Thursday evening will be busy in Chicago, with an evening Cubs game at Wrigley Field and Lollapalooza in Grant Park. Anyone planning to be out and about on the North Side or trying to commute home should consider taking public transportation or an alternate route, and bring some patience.
Yes, this march — assuming it does occur — will frustrate and annoy many Chicagoans. It risks alienating people. By design.
Participants will rally to demand safer, more hopeful communities on the South and West sides with better schools and more job opportunities. In essence, they’ll be marching in envy of the neighborhoods that will surround them as they proceed.
If they held their demonstration at, say, the quiet corner of South Laflin and 77th Street, who would notice? What’s more, protest organizers say they won’t coordinate with city officials to mitigate traffic headaches because they are demonstrating against Mayor Rahm Emanuel’s leadership. “Did Dr. King talk strategy with Bull Connor?” is how the Rev. Gregory Livingston put it, referring to the Alabama lawman who in the 1960s directed fire hoses and attack dogs on civil rights marchers in Birmingham.
We want the Chicago protesters to stay safe, and we don’t advocate that they break the law. We do hope their message gets a wider audience over an extended period of time — as in, during the unfolding campaigns for mayor and City Council.
If you made a list of the major challenges facing Chicago — the problems that hold the city back from being its best self — you’d have to include many of the issues protest organizers cite, including: gun violence and mistrust of police; lack of economic opportunity in impoverished neighborhoods; the need to improve Chicago Public Schools. Of course, the protest leaders put their spin on those topics, including calls for the resignation of Emanuel and police Superintendent Eddie Johnson.

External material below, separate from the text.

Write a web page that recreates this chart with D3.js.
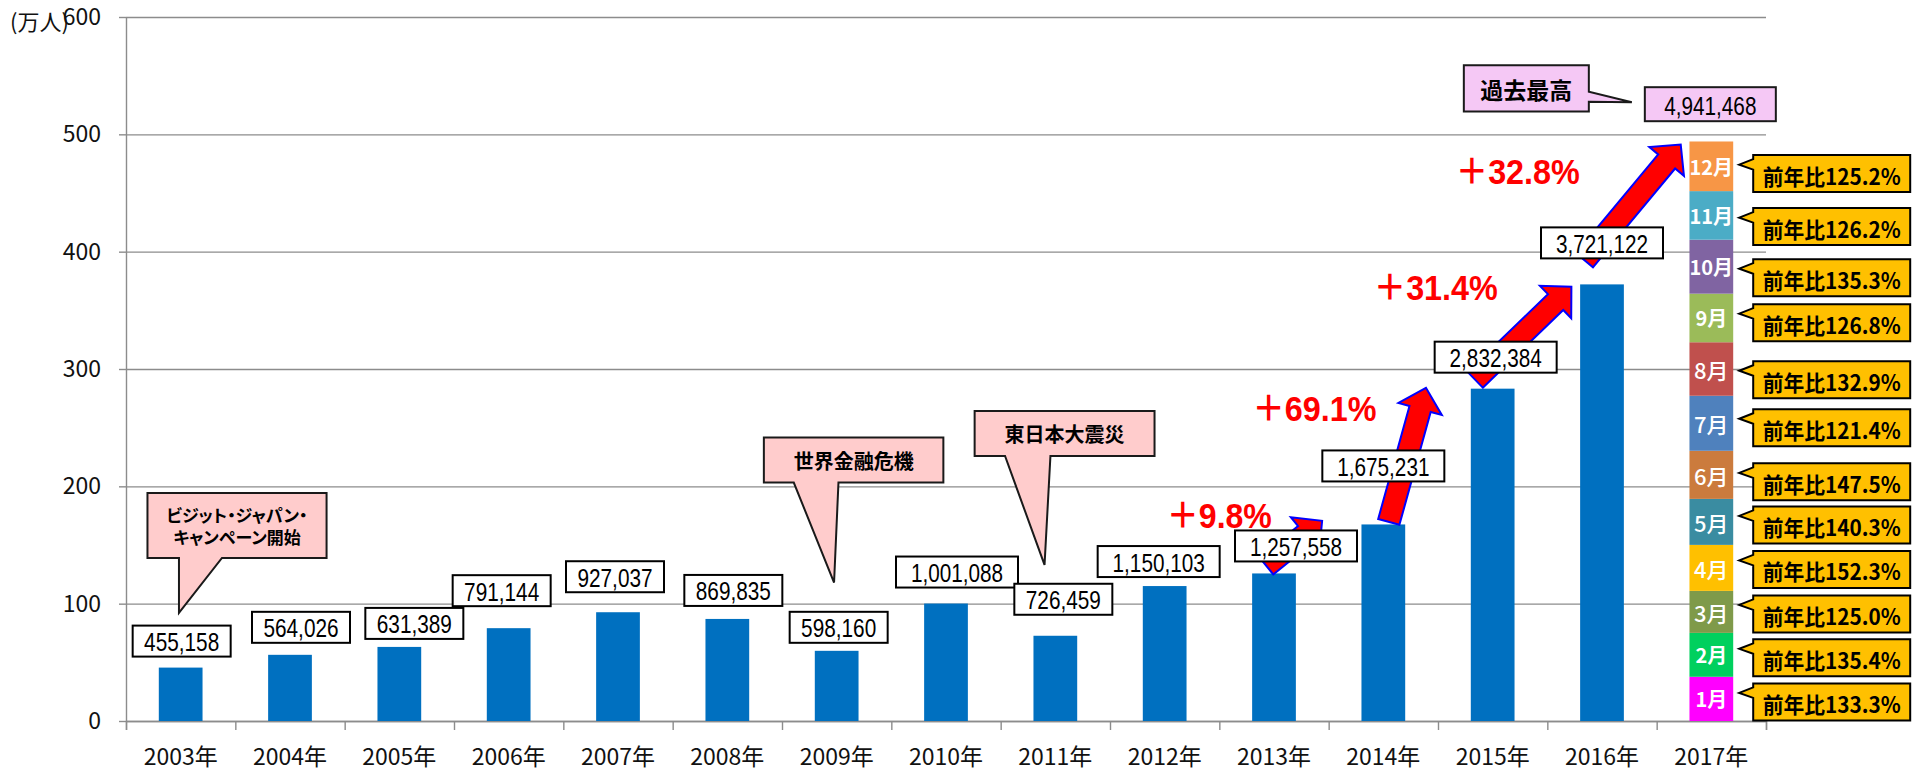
<!DOCTYPE html>
<html>
<head>
<meta charset="utf-8">
<script src="https://cdn.jsdelivr.net/npm/d3@7"></script>
<style>
    body { margin: 0; background: #fff; }
    svg { display: block; font-family: "Noto Sans CJK JP", sans-serif; }
    .cjk { font-feature-settings: "palt"; }
    .num { font-family: "Liberation Sans Narrow", "Arial Narrow", "Liberation Sans", sans-serif; }
</style>
</head>
<body>
<svg id="chart" width="1919" height="771"></svg>
<script>
// categories
const years = ["2003年", "2004年", "2005年", "2006年", "2007年", "2008年", "2009年",
    "2010年", "2011年", "2012年", "2013年", "2014年", "2015年", "2016年", "2017年"];
// annual visitors (persons), 2003-2016
const visitors = [455158, 564026, 631389, 791144, 927037, 869835, 598160,
    1001088, 726459, 1150103, 1257558, 1675231, 2832384, 3721122];
const total2017 = 4941468;
// 2017 by month (万人), stacked
const months = ["1月", "2月", "3月", "4月", "5月", "6月", "7月", "8月", "9月", "10月", "11月", "12月"];
const monthly2017 = [37.7, 37.4, 35.8, 39.2, 39.2, 41.0, 46.9, 45.6, 41.4, 46.0, 41.4, 42.3];
const yoy2017 = [133.3, 135.4, 125.0, 152.3, 140.3, 147.5, 121.4, 132.9, 126.8, 135.3, 126.2, 125.2];
const yTicks = [0, 100, 200, 300, 400, 500, 600];
// growth arrows: [band position, value(万人)] of tail and tip
const growthLabels = ["＋9.8%", "＋69.1%", "＋31.4%", "＋32.8%"];
const growthFrom = [[10.43, 132.2], [11.55, 169.7], [12.34, 290.8], [13.34, 392.7]];
const growthTo = [[10.94, 170.6], [11.89, 284.0], [13.22, 370.1], [14.22, 491.3]];
const growthTextAt = [[10.0, 174.8], [10.87, 266.1], [11.98, 369.3], [12.73, 468.2]];
// event callouts
const eventYears = ["2003年", "2009年", "2011年"];
const eventTexts = [["ビジット・ジャパン・", "キャンペーン開始"], ["世界金融危機"], ["東日本大震災"]];
const eventPointAt = [92.1, 118, 133];

const monthColors = ["#FF00FF", "#00D05E", "#7F9A4A", "#FFC000", "#3A8CA1", "#CB7B3D",
    "#4F81BD", "#C0504D", "#9BBB59", "#8064A2", "#4BACC6", "#F79646"];
const plainMonths = new Set(["3月", "4月", "5月", "6月", "7月", "8月"]);

// label nudges [dx, gap above bar] in px
const labelShift = [[1, 11], [11, 12], [15, 8], [-7, 22], [-3, 20], [6, 13], [2, 8],
    [11, 16], [8, 21], [-6, 9], [22, 12], [0, 43], [3, 16], [0, 26]];
const calloutNudge = [3, 3, 2, 1.5, 3, 7, 4.5, 10.7, 4.7, 11, 11.2, 7.3];
const bubbleLayout = [
    {dx: -1.7, box: [-31.5, 147.6, -120, -55], base: [0, 43], size: 17},
    {dx: -2.6, box: [-70.2, 109.3, -145, -100], base: [-40.3, 4.4], size: 20},
    {dx: -10.8, box: [-69.9, 110, -154, -109], base: [-39.5, 5.9], size: 20}
];

const svg = d3.select("#chart");
const left = 126, right = 1766;

const x = d3.scaleBand().domain(years).range([left, right]).paddingInner(0.6).paddingOuter(0.3);
const xPos = d3.scaleLinear().domain([0, years.length]).range([left, right]);
const y = d3.scaleLinear().domain([0, 600]).range([721, 17]);

svg.append("rect").attr("width", 1919).attr("height", 771).attr("fill", "#fff");

// gridlines
svg.append("g")
    .attr("transform", `translate(${left},0)`)
    .call(d3.axisLeft(y).tickValues(yTicks).tickSize(-(right - left)).tickFormat(""))
    .call(g => g.select(".domain").remove())
    .call(g => g.selectAll("line").attr("stroke", "#8c8c8c").attr("stroke-width", 1.4));

// y axis
svg.append("g")
    .attr("transform", `translate(${left},0)`)
    .call(d3.axisLeft(y).tickValues(yTicks).tickSize(7).tickSizeOuter(0).tickPadding(18))
    .call(g => g.select(".domain").attr("stroke", "#8c8c8c").attr("stroke-width", 1.4))
    .call(g => g.selectAll("line").attr("stroke", "#8c8c8c").attr("stroke-width", 1.4))
    .call(g => g.selectAll("text").attr("font-size", 23).attr("fill", "#111")
        .attr("font-family", "'Noto Sans CJK JP', sans-serif"));

svg.append("text")
    .attr("x", 10).attr("y", 30)
    .attr("font-size", 22).attr("fill", "#111")
    .text("(万人)");

// x axis: boundary ticks + centred labels
svg.append("g")
    .attr("transform", `translate(0,${y(0)})`)
    .call(d3.axisBottom(xPos).tickValues(d3.range(years.length + 1)).tickSize(9).tickFormat(""))
    .call(g => g.select(".domain").attr("stroke", "#8c8c8c").attr("stroke-width", 1.4))
    .call(g => g.selectAll("line").attr("stroke", "#8c8c8c").attr("stroke-width", 1.4));

svg.append("g")
    .attr("transform", `translate(0,${y(0)})`)
    .call(d3.axisBottom(x).tickSize(0))
    .call(g => g.select(".domain").remove())
    .call(g => g.selectAll("text").attr("y", 36).attr("dy", "0.35em")
        .attr("font-size", 23).attr("fill", "#111")
        .attr("font-family", "'Noto Sans CJK JP', sans-serif"));

// annual bars
svg.append("g")
    .selectAll("rect")
    .data(visitors)
    .join("rect")
    .attr("x", (d, i) => x(years[i]))
    .attr("width", x.bandwidth())
    .attr("y", d => y(d / 1e4))
    .attr("height", d => y(0) - y(d / 1e4))
    .attr("fill", "#0070C0");

// stacked 2017 bar
const cum = d3.cumsum(monthly2017);
const segs = monthly2017.map((v, i) => ({month: months[i], y0: cum[i] - v, y1: cum[i], i}));
const x17 = x("2017年"), bw = x.bandwidth();

svg.append("g")
    .selectAll("rect")
    .data(segs)
    .join("rect")
    .attr("x", x17)
    .attr("width", bw)
    .attr("y", d => y(d.y1))
    .attr("height", d => y(d.y0) - y(d.y1))
    .attr("fill", d => monthColors[d.i]);

svg.append("g")
    .selectAll("text")
    .data(segs)
    .join("text")
    .attr("class", "cjk")
    .attr("x", x17 + bw / 2)
    .attr("y", d => y((d.y0 + d.y1) / 2))
    .attr("dominant-baseline", "central")
    .attr("text-anchor", "middle")
    .attr("fill", "#fff")
    .attr("font-size", d => plainMonths.has(d.month) ? 22 : 20)
    .attr("font-weight", d => plainMonths.has(d.month) ? 500 : 700)
    .text(d => d.month);

// growth arrows
function arrowPath(p0, p1, w, hw, hl) {
    const dx = p1[0] - p0[0], dy = p1[1] - p0[1];
    const len = Math.hypot(dx, dy);
    const ux = dx / len, uy = dy / len;
    const nx = -uy, ny = ux;
    const bx = p1[0] - ux * hl, by = p1[1] - uy * hl;
    const pts = [
        [p0[0] + nx * w / 2, p0[1] + ny * w / 2],
        [bx + nx * w / 2, by + ny * w / 2],
        [bx + nx * hw / 2, by + ny * hw / 2],
        p1,
        [bx - nx * hw / 2, by - ny * hw / 2],
        [bx - nx * w / 2, by - ny * w / 2],
        [p0[0] - nx * w / 2, p0[1] - ny * w / 2]
    ];
    return d3.line()(pts) + "Z";
}

svg.append("g")
    .selectAll("path")
    .data(growthLabels)
    .join("path")
    .attr("d", (d, i) => arrowPath(
        [xPos(growthFrom[i][0]), y(growthFrom[i][1])],
        [xPos(growthTo[i][0]), y(growthTo[i][1])], 22, 45, 22))
    .attr("fill", "#FF0000")
    .attr("stroke", "#0000FF")
    .attr("stroke-width", 2)
    .attr("stroke-linejoin", "miter");

// value label boxes
const fmt = d3.format(",");
const textLen = s => s.replace(/,/g, "").length * 11.6 + (s.match(/,/g) || []).length * 5.5;
const labels = svg.append("g")
    .selectAll("g")
    .data(visitors)
    .join("g")
    .attr("transform", (d, i) => {
        const cx = x(years[i]) + bw / 2 + labelShift[i][0];
        return `translate(${cx},${y(d / 1e4) - labelShift[i][1]})`;
    });

labels.append("rect")
    .attr("x", d => -(fmt(d).length * 12 + 14) / 2)
    .attr("y", -31)
    .attr("width", d => fmt(d).length * 12 + 14)
    .attr("height", 31)
    .attr("fill", "#fff")
    .attr("stroke", "#000")
    .attr("stroke-width", 2);

labels.append("text")
    .attr("class", "num")
    .attr("y", -14.5)
    .attr("dominant-baseline", "central")
    .attr("text-anchor", "middle")
    .attr("font-size", 25)
    .attr("fill", "#000")
    .attr("textLength", d => textLen(fmt(d)))
    .attr("lengthAdjust", "spacingAndGlyphs")
    .text(d => fmt(d));

// growth percentages
svg.append("g")
    .selectAll("text")
    .data(growthLabels)
    .join("text")
    .attr("x", (d, i) => xPos(growthTextAt[i][0]))
    .attr("y", (d, i) => y(growthTextAt[i][1]))
    .attr("dominant-baseline", "central")
    .attr("text-anchor", "middle")
    .attr("font-family", "'Liberation Sans Narrow', 'Liberation Sans', 'Noto Sans CJK JP', sans-serif")
    .attr("font-weight", 700)
    .attr("font-size", 35)
    .attr("fill", "#FF0000")
    .attr("textLength", d => d.length > 5 ? 124 : 105)
    .attr("lengthAdjust", "spacingAndGlyphs")
    .text(d => d);

// event speech bubbles
const bubbles = svg.append("g")
    .selectAll("g")
    .data(eventTexts)
    .join("g")
    .attr("transform", (d, i) => {
        const ax = x(eventYears[i]) + bw / 2 + bubbleLayout[i].dx;
        return `translate(${ax},${y(eventPointAt[i])})`;
    });

bubbles.append("path")
    .attr("d", (d, i) => {
        const [l, r, t, b] = bubbleLayout[i].box;
        const [b0, b1] = bubbleLayout[i].base;
        return `M${l},${t}H${r}V${b}H${b1}L0,0L${b0},${b}H${l}Z`;
    })
    .attr("fill", "#FFCCCC")
    .attr("stroke", "#1a1a1a")
    .attr("stroke-width", 2);

bubbles.each(function (lines, i) {
    const [l, r, t, b] = bubbleLayout[i].box;
    const cy = (t + b) / 2;
    const lh = bubbleLayout[i].size * 1.3;
    d3.select(this).selectAll("text")
        .data(lines)
        .join("text")
        .attr("class", "cjk")
        .attr("x", (l + r) / 2)
        .attr("y", (d, k) => cy + (k - (lines.length - 1) / 2) * lh)
        .attr("dominant-baseline", "central")
        .attr("text-anchor", "middle")
        .attr("font-size", bubbleLayout[i].size)
        .attr("font-weight", 700)
        .attr("fill", "#000")
        .text(d => d);
});

// 2017 total box and 過去最高 callout
const totalCx = x17 + bw / 2 - 1;
const totalBottom = y(total2017 / 1e4) - 20;
const totalW = 131, totalH = 34;
const tl = totalCx - totalW / 2, tt = totalBottom - totalH;
const totalG = svg.append("g");
totalG.append("path")
    .attr("d", `M${tl - 181},${tt - 22}H${tl - 56}V${tt + 4.6}L${tl - 13},${tt + 15}L${tl - 56},${tt + 14.6}V${tt + 24.3}H${tl - 181}Z`)
    .attr("fill", "#F5C8F5")
    .attr("stroke", "#1a1a1a")
    .attr("stroke-width", 2);
totalG.append("text")
    .attr("class", "cjk")
    .attr("x", tl - 118.5)
    .attr("y", tt + 2)
    .attr("dominant-baseline", "central")
    .attr("text-anchor", "middle")
    .attr("font-size", 23)
    .attr("font-weight", 700)
    .text("過去最高");
totalG.append("rect")
    .attr("x", tl).attr("y", tt)
    .attr("width", totalW).attr("height", totalH)
    .attr("fill", "#F5C8F5")
    .attr("stroke", "#1a1a1a")
    .attr("stroke-width", 2);
totalG.append("text")
    .attr("class", "num")
    .attr("x", totalCx).attr("y", tt + totalH / 2 + 1.5)
    .attr("dominant-baseline", "central")
    .attr("text-anchor", "middle")
    .attr("font-size", 25)
    .attr("textLength", textLen(fmt(total2017)))
    .attr("lengthAdjust", "spacingAndGlyphs")
    .text(fmt(total2017));

// monthly year-on-year callouts
const barRight = x17 + bw;
const callouts = svg.append("g")
    .selectAll("g")
    .data(segs)
    .join("g")
    .attr("transform", d => `translate(${barRight},${y((d.y0 + d.y1) / 2) + calloutNudge[d.i] - 18.5})`);

callouts.append("path")
    .attr("d", "M20,0H177V37H20V14.5L6,9.5L20,4Z")
    .attr("fill", "#FFC000")
    .attr("stroke", "#000")
    .attr("stroke-width", 2);

callouts.append("text")
    .attr("class", "cjk")
    .attr("x", 98.5)
    .attr("y", 19.5)
    .attr("dominant-baseline", "central")
    .attr("text-anchor", "middle")
    .attr("font-size", 22)
    .attr("font-weight", 700)
    .attr("fill", "#000")
    .attr("textLength", 138)
    .attr("lengthAdjust", "spacingAndGlyphs")
    .text(d => `前年比${yoy2017[d.i].toFixed(1)}%`);
</script>
</body>
</html>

But what we’re looking at here is an example of community members pressing City Hall for results. And whaddya know, Chicagoans will go to the polls on Feb. 26 in city elections. Imagine the implications across this city if more and more citizens demand action on chronic crises on which many candidates don’t have much to say.
Chicago needs more voices impatient with gun violence, mediocre schools and economic disparities between communities. Chicago also needs residents from all neighborhoods to help hold the city to its promise to reform policing, and then get involved in the fight against crime by supporting cops on the beat.
The more Chicagoans engage and push for positive changes, the more this next election becomes a referendum on ways to make Chicago a more successful, livable city for all residents. We count 10 challengers who want to defeat Emanuel. Every City Council seat will be up for election.
We’ve been writing about the reluctance of many candidates to speak about much more than their pet issues. We want all the candidates to bring their A-games, with ideas to reduce shootings and homicides, revitalize struggling neighborhoods, improve the city’s financial condition, continue the turnaround of CPS. Then voters will decide.
Chicagoans can wait and hope for the best — or they can demand better. That quest for solutions is what elections are about. It’s also the message of Thursday’s protest.